The carriage house has an unclear history. It was probably built in 1871 by the builder who put up the tenement at number 422.

This was approximately 20 years after 420 West 46th Street went up in the 1850s—before Hell’s Kitchen filled up and became a poor Irish neighborhood of factories, warehouses, and small businesses in the decades after the Civil War. (And long before the neighborhood got its colorful nickname.)

The carriage house “had horse stalls on the ground floor, but occupancy of the upper floors at this time is unclear—in the 1880’s a milkman, Jacob Michels, occupied the entire structure,” wrote Christopher Gray in a 1992 New York Times piece.

Yet some sources have it that the carriage house dates back to the 1820s and was owned by George Clinton, governor of New York at the turn of the 19th century and a descendant of DeWitt Clinton, who has a park named after him in the neighborhood.

With Halloween coming up, it might be worth mentioning that a couple of sources claims the place is haunted either by Governor Clinton himself, one of his kids, or by an executed British Revolutionary War sailor named Old Moor, as the site of Clinton Court occupies an former potter’s field cemetery.

The carriage house’s history becomes clearer in the 20th century. “In 1919, Raffaello and Frank Menconi, prominent architectural sculptors, purchased both 420 and 422 and merged the lots,” wrote Gray.

The Menconis are the designers behind the flagpole bases outside the New York Public Library, among other city sculpture icons.
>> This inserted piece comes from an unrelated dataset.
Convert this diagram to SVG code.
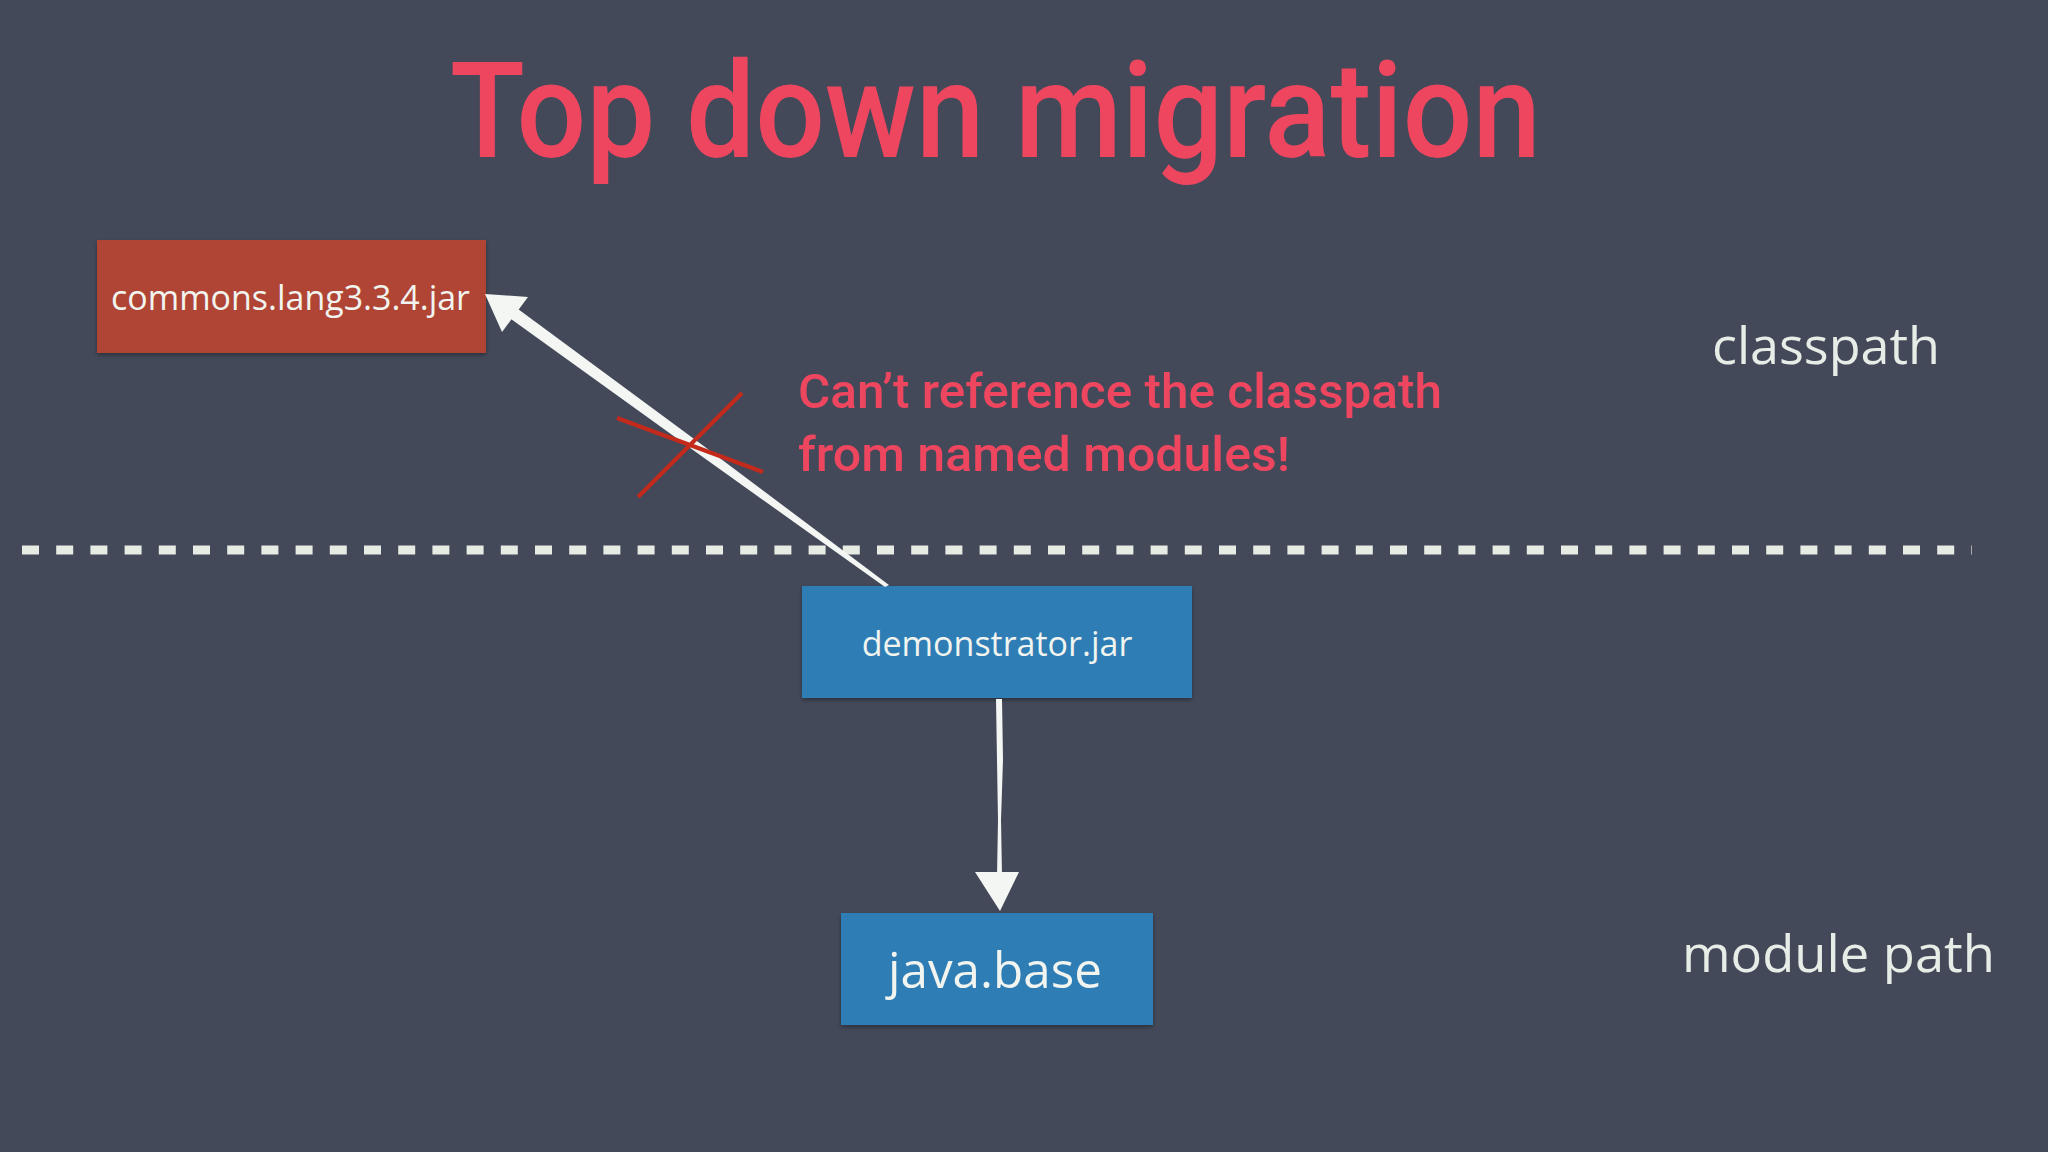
<svg xmlns="http://www.w3.org/2000/svg" width="2048" height="1152" viewBox="0 0 2048 1152">
  <defs>
    <style>
      .label { font-family: "Open Sans", "Noto Sans", sans-serif; fill: #f1f4ef; }
      .side { font-family: "Open Sans", "Noto Sans", sans-serif; fill: #e6ece6; font-size: 52px; }
      .din { font-family: Roboto, "DejaVu Sans Condensed", "Liberation Sans", sans-serif; fill: #ef4660; font-weight: 500; }
      .chalk { fill: #f4f6f4; }
      .cross { stroke: #c32a1c; stroke-width: 4; stroke-linecap: butt; }
    </style>
    <filter id="shadow" x="-5%" y="-10%" width="110%" height="125%">
      <feDropShadow dx="0" dy="2" stdDeviation="2" flood-color="#000" flood-opacity="0.35"/>
    </filter>
  </defs>

  <rect x="0" y="0" width="2048" height="1152" fill="#434959"/>

  <g id="title">
    <text class="din" x="450" y="157" font-size="134" textLength="1091" lengthAdjust="spacingAndGlyphs">Top down migration</text>
  </g>

  <g id="divider">
    <line x1="22" y1="550" x2="1972" y2="550" stroke="#e6ece4" stroke-width="9" stroke-dasharray="17 17.2"/>
  </g>

  <g id="region-classpath">
    <text class="side" x="1712" y="364" textLength="228" lengthAdjust="spacingAndGlyphs">classpath</text>
  </g>
  <g id="region-module-path">
    <text class="side" x="1682" y="972" textLength="313" lengthAdjust="spacingAndGlyphs">module path</text>
  </g>

  <g id="node-commons">
    <rect x="97" y="240" width="389" height="113" fill="#b04535" filter="url(#shadow)"/>
    <text class="label" x="111" y="310" font-size="34" textLength="359" lengthAdjust="spacingAndGlyphs">commons.lang3.3.4.jar</text>
  </g>

  <g id="node-demonstrator">
    <rect x="802" y="586" width="390" height="112" fill="#2e7db5" filter="url(#shadow)"/>
    <text class="label" x="997" y="656" font-size="34" text-anchor="middle">demonstrator.jar</text>
  </g>

  <g id="node-java-base">
    <rect x="841" y="913" width="312" height="112" fill="#2e7db5" filter="url(#shadow)"/>
    <text class="label" x="888" y="988" font-size="49" textLength="214" lengthAdjust="spacingAndGlyphs">java.base</text>
  </g>

  <g id="note">
    <text class="din" x="798" y="408" font-size="49" textLength="644" lengthAdjust="spacingAndGlyphs">Can’t reference the classpath</text>
    <text class="din" x="798" y="471" font-size="49" textLength="492" lengthAdjust="spacingAndGlyphs">from named modules!</text>
  </g>

  <g id="connectors">
    <g id="edge-demonstrator-commons">
      <polygon class="chalk" points="889,585 885,587 700,455 511,319 518,309 705,447"/>
      <polygon class="chalk" points="485,294 528,297 502,332"/>
    </g>
    <g id="edge-demonstrator-javabase">
      <polygon class="chalk" points="996,699 1002,699 1003,760 1001,820 1002,876 997,876 998,820 997,760"/>
      <polygon class="chalk" points="975,872 1019,872 1000,911"/>
    </g>
    <g id="blocked-mark">
      <line class="cross" x1="617" y1="418" x2="763" y2="472"/>
      <line class="cross" x1="742" y1="393" x2="638" y2="497"/>
    </g>
  </g>
</svg>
“They added a one-story studio with a skylight on the rear lot of 420 and occupied the entire rear building for their business.”

[ALL PHOTOS © EPHEMERAL NEW YORK]

In 1958, the tenements at 420 and 422 West 46th Street, the carriage house, and the studio became one single apartment complex entity, says Gray—serene seclusion steeped in New York history and mere steps from Midtown.